Carlo Gozzi (1720-1806), one of the ultimate champions of commedia del’arte, might be unfamiliar to many playgoers but is hardly unknown. Broadway director Julie Taymor’s revival of Gozzi’s Stag King (Feb. 17-26) helped to launch her career. Felix Ivanov directs here. The best-known title of the season is Major Barbara (March 31-April 9), one of George Bernard Shaw’s most enduring social comedies. Undershaft the arms manufacturer battles the Salvation Army for men and women’s souls, under Gerardine Clark’s direction. Finally, experienced song and dance man David Lowenstein will bring us Berlin to Broadway with Kurt Weill (May 5-13). How many people realize that the man who wrote “Mack the Knife” also wrote “September Song”?

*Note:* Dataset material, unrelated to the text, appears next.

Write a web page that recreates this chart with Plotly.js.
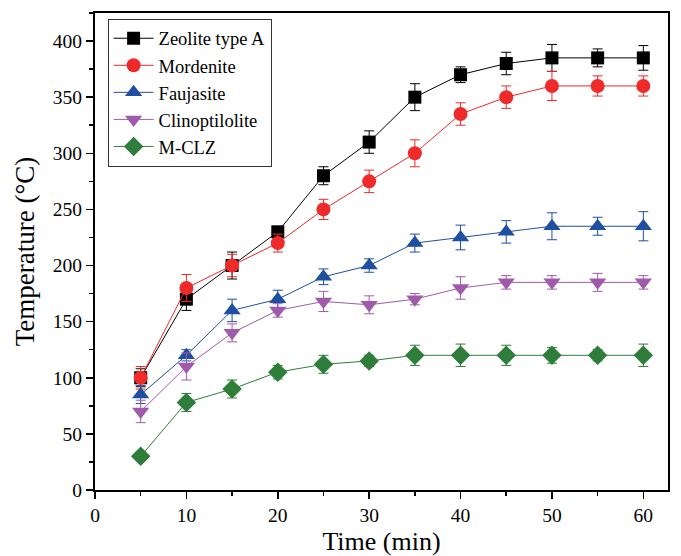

Performances from Le Moyne College’s Boot and Buskin Drama Club (1419 Salt Springs Road; 445-4523) take place at the state-of-the-art facility of the W. Carroll Coyne Center for the Performing Arts. Professor Matt Chiorini, one of the most skilled directors in the area, is jolting the company in an entirely different direction. He made his mark here with literary modernism, like Eugene Ionesco, Federico Garcia Lorca and Mikhail Bulgakov, but this season the fare is more what might be called broad market.
Heathers: The Musical (Feb. 16-25) is a recent off-Broadway hit based on the landmark 1989 film with a young, bitchy Winona Rider. Marc Camoletti’s Boeing, Boeing (March 16-25) is a classic French sex farce, with successions of slamming doors, each one revealing a stewardess from a different nation. Once flattened into a Jerry Lewis movie, it was restored to glory by Mark Rylance in the last decade.